Re: Eager-lock and nfs graph generation

Pranith Kumar K <pkarampu@xxxxxxxxxx> · Tue, 19 Feb 2013 17:29:40 +0530



    On 02/19/2013 11:26 AM, Anand Avati
      wrote:

    
      Thinking over this, looks like there is a problem!
      Write-behind guarantees: That a second write request
        arriving after the acknowledgement of a first overlapping
        request (whether written-behind or otherwise) will be guaranteed
        to be fulfilled in the backend in the same order (i.e, the
        second overlapping request will be "serialized" behind the first
        one in the fulfillment process)
      Eager-lock requirement: That write-behind will send
        no two write requests on an overlapping region at the same time.
      The requirement-set and guarantee-set have a big
        overlap, but the requirement-set is not a subset.
      This is because of O_SYNC writes. write-behind
        performs write-serialization at fulfillment only for written
        behind requests (which get covered under the conflict detection
        code during liability fulfillment).
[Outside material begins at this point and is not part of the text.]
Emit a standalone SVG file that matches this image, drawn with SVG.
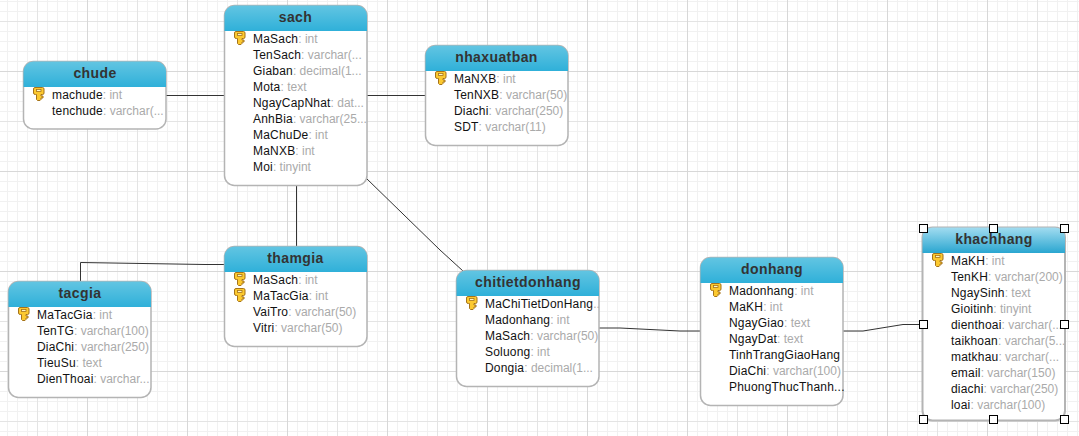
<svg xmlns="http://www.w3.org/2000/svg" width="1079" height="436" viewBox="0 0 1079 436">
<style>
.bd{fill:#fff;stroke:#b4b4b4;stroke-width:1.5}
.t{font:bold 14px "Liberation Sans",Arial,sans-serif;fill:#333;text-anchor:middle;letter-spacing:.4px}
.r{font:12px "Liberation Sans",Arial,sans-serif;fill:#111;letter-spacing:.2px}
.r tspan{fill:#aaa;letter-spacing:0}
.c{fill:none;stroke:#333;stroke-width:1}
.h{fill:#fff;stroke:#000;stroke-width:1}
</style>
<defs>
<pattern id="g" width="100" height="100" patternUnits="userSpaceOnUse" x="7" y="1">
<path d="M0.500 0V100M10.500 0V100M20.500 0V100M40.500 0V100M50.500 0V100M60.500 0V100M70.500 0V100M90.500 0V100M0 0.500H100M0 10.500H100M0 30.500H100M0 40.500H100M0 50.500H100M0 60.500H100M0 80.500H100M0 90.500H100" stroke="#f1f1f1" fill="none"/>
<path d="M30.500 0V100M0 20.500H100" stroke="#e4e4e4" fill="none"/>
<path d="M80.500 0V100M0 70.500H100" stroke="#d8d8d8" fill="none"/>
</pattern>
<linearGradient id="hd" x1="0" y1="0" x2="0" y2="1"><stop offset="0" stop-color="#62c5e2"/><stop offset="1" stop-color="#2fb0d9"/></linearGradient>
<linearGradient id="hs" x1="0" y1="0" x2="0" y2="1"><stop offset="0" stop-color="#a2dcf0"/><stop offset="1" stop-color="#2aa6d0"/></linearGradient>
<g id="key">
<path d="M0.500 2q0-1.500 1.500-1.500h7.500q1.500 0 1.500 1.500v4q0 1.500-1.500 1.500h-1.500v1.500h2v2h-2v1.500l-1 1h-2.500l-1-1v-5h-1q-2 0-2-1.500z" fill="#fcc92f" stroke="#a5731a" stroke-width="1"/>
<rect x="3.500" y="2.500" width="4.500" height="2" fill="#fff6c4" stroke="#a5731a" stroke-width=".8"/>
</g>
</defs>
<rect width="1079" height="436" fill="#fff"/>
<rect width="1079" height="436" fill="url(#g)"/>
<g id="connectors">
<path class="c" d="M166 95.500H224"/>
<path class="c" d="M367 95.500H425"/>
<path class="c" d="M296.500 185V246"/>
<path class="c" d="M80.500 281V262.500L205 264.500H224"/>
<path class="c" d="M366 178L440 250L463 271"/>
<path class="c" d="M599 328H620L680 331H700"/>
<path class="c" d="M843 331H863L903 324.500H922"/>
</g>
<g id="chude">
<rect class="bd" x="23.500" y="61.500" width="142.500" height="67.500" rx="10"/>
<path d="M23.500 87V71.500a10 10 0 0 1 10-10H156a10 10 0 0 1 10 10V87z" fill="url(#hd)"/>
<text class="t" x="95" y="78">chude</text>
<use href="#key" x="33" y="87"/>
<text class="r" x="52" y="99">machude<tspan>: int</tspan></text>
<text class="r" x="52" y="115">tenchude<tspan>: varchar(...</tspan></text>
</g>
<g id="sach">
<rect class="bd" x="224.500" y="5.500" width="142.500" height="180" rx="10"/>
<path d="M224.500 31V15.500a10 10 0 0 1 10-10H357a10 10 0 0 1 10 10V31z" fill="url(#hd)"/>
<text class="t" x="295.500" y="22">sach</text>
<use href="#key" x="234" y="31"/>
<text class="r" x="253" y="43">MaSach<tspan>: int</tspan></text>
<text class="r" x="253" y="59">TenSach<tspan>: varchar(...</tspan></text>
<text class="r" x="253" y="75">Giaban<tspan>: decimal(1...</tspan></text>
<text class="r" x="253" y="91">Mota<tspan>: text</tspan></text>
<text class="r" x="253" y="107">NgayCapNhat<tspan>: dat...</tspan></text>
<text class="r" x="253" y="123">AnhBia<tspan>: varchar(25...</tspan></text>
<text class="r" x="253" y="139">MaChuDe<tspan>: int</tspan></text>
<text class="r" x="253" y="155">MaNXB<tspan>: int</tspan></text>
<text class="r" x="253" y="171">Moi<tspan>: tinyint</tspan></text>
</g>
<g id="nhaxuatban">
<rect class="bd" x="425.500" y="45.500" width="142.500" height="100" rx="10"/>
<path d="M425.500 71V55.500a10 10 0 0 1 10-10H558a10 10 0 0 1 10 10V71z" fill="url(#hd)"/>
<text class="t" x="496.500" y="62">nhaxuatban</text>
<use href="#key" x="435" y="71"/>
<text class="r" x="454" y="83">MaNXB<tspan>: int</tspan></text>
<text class="r" x="454" y="99">TenNXB<tspan>: varchar(50)</tspan></text>
<text class="r" x="454" y="115">Diachi<tspan>: varchar(250)</tspan></text>
<text class="r" x="454" y="131">SDT<tspan>: varchar(11)</tspan></text>
</g>
<g id="thamgia">
<rect class="bd" x="224.500" y="246.500" width="142.500" height="100" rx="10"/>
<path d="M224.500 272V256.500a10 10 0 0 1 10-10H357a10 10 0 0 1 10 10V272z" fill="url(#hd)"/>
<text class="t" x="295.500" y="263">thamgia</text>
<use href="#key" x="234" y="272"/>
<use href="#key" x="234" y="288"/>
<text class="r" x="253" y="284">MaSach<tspan>: int</tspan></text>
<text class="r" x="253" y="300">MaTacGia<tspan>: int</tspan></text>
<text class="r" x="253" y="316">VaiTro<tspan>: varchar(50)</tspan></text>
<text class="r" x="253" y="332">Vitri<tspan>: varchar(50)</tspan></text>
</g>
<g id="tacgia">
<rect class="bd" x="8.500" y="281.500" width="142.500" height="116" rx="10"/>
<path d="M8.500 307V291.500a10 10 0 0 1 10-10H141a10 10 0 0 1 10 10V307z" fill="url(#hd)"/>
<text class="t" x="80" y="298">tacgia</text>
<use href="#key" x="18" y="307"/>
<text class="r" x="37" y="319">MaTacGia<tspan>: int</tspan></text>
<text class="r" x="37" y="335">TenTG<tspan>: varchar(100)</tspan></text>
<text class="r" x="37" y="351">DiaChi<tspan>: varchar(250)</tspan></text>
<text class="r" x="37" y="367">TieuSu<tspan>: text</tspan></text>
<text class="r" x="37" y="383">DienThoai<tspan>: varchar...</tspan></text>
</g>
<g id="chitietdonhang">
<rect class="bd" x="456.500" y="270.500" width="142.500" height="116" rx="10"/>
<path d="M456.500 296V280.500a10 10 0 0 1 10-10H589a10 10 0 0 1 10 10V296z" fill="url(#hd)"/>
<text class="t" x="528" y="287">chitietdonhang</text>
<use href="#key" x="466" y="296"/>
<text class="r" x="485" y="308">MaChiTietDonHang<tspan>..</tspan></text>
<text class="r" x="485" y="324">Madonhang<tspan>: int</tspan></text>
<text class="r" x="485" y="340">MaSach<tspan>: varchar(50)</tspan></text>
<text class="r" x="485" y="356">Soluong<tspan>: int</tspan></text>
<text class="r" x="485" y="372">Dongia<tspan>: decimal(1...</tspan></text>
</g>
<g id="donhang">
<rect class="bd" x="700.500" y="257.500" width="142.500" height="148" rx="10"/>
<path d="M700.500 283V267.500a10 10 0 0 1 10-10H833a10 10 0 0 1 10 10V283z" fill="url(#hd)"/>
<text class="t" x="772" y="274">donhang</text>
<use href="#key" x="710" y="283"/>
<text class="r" x="729" y="295">Madonhang<tspan>: int</tspan></text>
<text class="r" x="729" y="311">MaKH<tspan>: int</tspan></text>
<text class="r" x="729" y="327">NgayGiao<tspan>: text</tspan></text>
<text class="r" x="729" y="343">NgayDat<tspan>: text</tspan></text>
<text class="r" x="729" y="359">TinhTrangGiaoHang</text>
<text class="r" x="729" y="375">DiaChi<tspan>: varchar(100)</tspan></text>
<text class="r" x="729" y="391">PhuongThucThanh...</text>
</g>
<g id="khachhang">
<rect x="922.500" y="227.500" width="142.500" height="193" rx="10" fill="#fff" stroke="#b4b4b4" stroke-width="2"/>
<path d="M922.500 253V237.500a10 10 0 0 1 10-10H1055a10 10 0 0 1 10 10V253z" fill="url(#hs)"/>
<text class="t" x="994" y="244">khachhang</text>
<use href="#key" x="932" y="253"/>
<text class="r" x="951" y="265">MaKH<tspan>: int</tspan></text>
<text class="r" x="951" y="281">TenKH<tspan>: varchar(200)</tspan></text>
<text class="r" x="951" y="297">NgaySinh<tspan>: text</tspan></text>
<text class="r" x="951" y="313">Gioitinh<tspan>: tinyint</tspan></text>
<text class="r" x="951" y="329">dienthoai<tspan>: varchar(...</tspan></text>
<text class="r" x="951" y="345">taikhoan<tspan>: varchar(5...</tspan></text>
<text class="r" x="951" y="361">matkhau<tspan>: varchar(...</tspan></text>
<text class="r" x="951" y="377">email<tspan>: varchar(150)</tspan></text>
<text class="r" x="951" y="393">diachi<tspan>: varchar(250)</tspan></text>
<text class="r" x="951" y="409">loai<tspan>: varchar(100)</tspan></text>
<rect class="h" x="919.500" y="224.500" width="8" height="8"/>
<rect class="h" x="989.500" y="224.500" width="8" height="8"/>
<rect class="h" x="1060.500" y="224.500" width="8" height="8"/>
<rect class="h" x="919.500" y="320.500" width="8" height="8"/>
<rect class="h" x="1060.500" y="320.500" width="8" height="8"/>
<rect class="h" x="919.500" y="415.500" width="8" height="8"/>
<rect class="h" x="989.500" y="415.500" width="8" height="8"/>
<rect class="h" x="1060.500" y="415.500" width="8" height="8"/>
</g>
</svg>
However, if two threads (or
        apps) issue overlapping O_SYNC writes to the same region at
        approx same time, then write-behind will let both of them go by
        without any kind of serialization, into eager lock, violating
        the assumptions!
      I'm wondering if it is a safer idea to implement
        overlap checks within eager-lock code itself rather than depend
        on write-behind :|
      Avati
      

      On Mon, Feb 11, 2013 at 10:07 PM, Anand
        Avati <anand.avati@xxxxxxxxx>
        wrote:

        
            On Mon, Feb 11, 2013 at 9:32 PM, Pranith
              Kumar K <pkarampu@xxxxxxxxxx>
              wrote:

              
                 hi,

                  Please note that this is a case in theory and I did
                  not run into such situation, but I feel it is
                  important to address this. 
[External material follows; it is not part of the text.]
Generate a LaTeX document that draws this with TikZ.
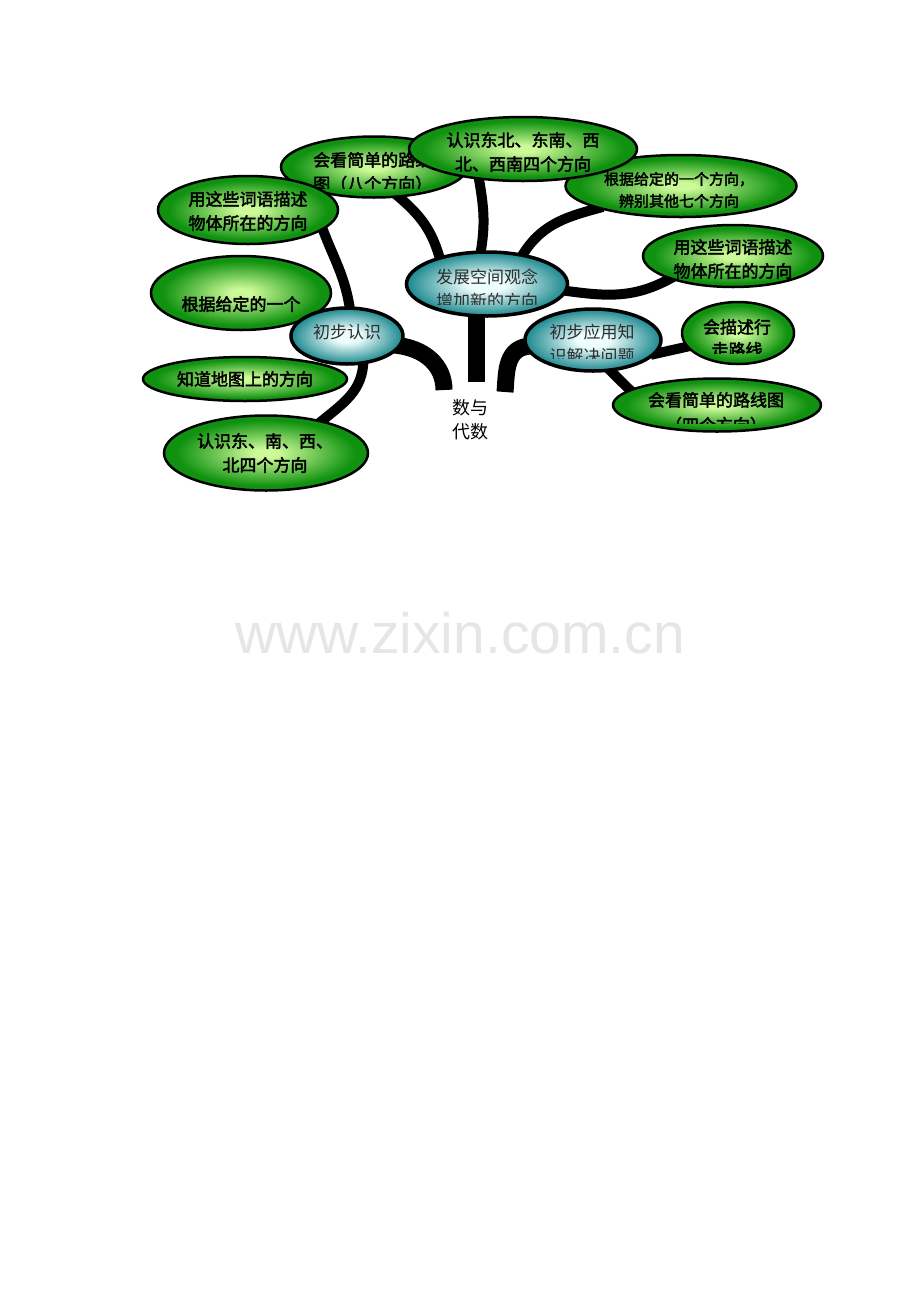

                  Configuration with 'Eager-lock on" and "write-behind
                  off" should not be allowed as it leads to lock
                  synchronization problems which lead to data
                  in-consistency among replicas in nfs.

                  lets say bricks b1, b2 are in replication.

                  Gluster Nfs server uses 1 anonymous fd to perform all
                  write-fops. If eager-lock is enabled in afr, the
                  lock-owner is used as fd's address which will be same
                  for all write-fops, so there will never be any inodelk
                  contention. If write-behind is disabled, there can be
                  writes that overlap. (Does nfs makes sure that the
                  ranges don't overlap?)

                  
                  Now imagine the following scenario:

                  lets say w1, w2 are 2 write fops on same offset and
                  length. w1 with all '0's and w2 with all '1's. If
                  these 2 write fops are executed in 2 different
                  threads, the order of arrival of write fops on b1 can
                  be w1, w2 where as on b2 it is w2, w1 leading to data
                  inconsistency between the two replicas. The lock
                  contention will not happen as both lk-owner, transport
                  are same for these 2 fops.

                
            Write-behind has to functions - a) performing
              operations in the background and b) serializing
              overlapping operations.
            

            While the problem does exist, the specifics are
              different from what you describe. since all writes coming
              in from NFS will always use the same anonymous FD, two
              near-in-time/overlapping writes will never contend with
              inodelk() but instead the second write will inherit the
              lock and changelog from the first. In either case, it is a
              problem.
            
               
                 We can add a
                  check in glusterd for volume set to disallow such
                  configuration, BUT by default write-behind is off in
                  nfs graph and by default eager-lock is on. So we
                  should either turn on write-behind for nfs or turn off
                  eager-lock by default.

                  
                  Could you please suggest how to proceed with this if
                  you agree that I did not miss any important detail
                  that makes this theory invalid.
              
              
            It seems loading write-behind xlator in NFS graph
               looks like a simpler solution. eager-locking is crucial
              for replicated NFS write performance.
            
                
                Avati
              
        
    Shall we disable eager-lock for files opened with O_SYNC, for now?

    
    Pranith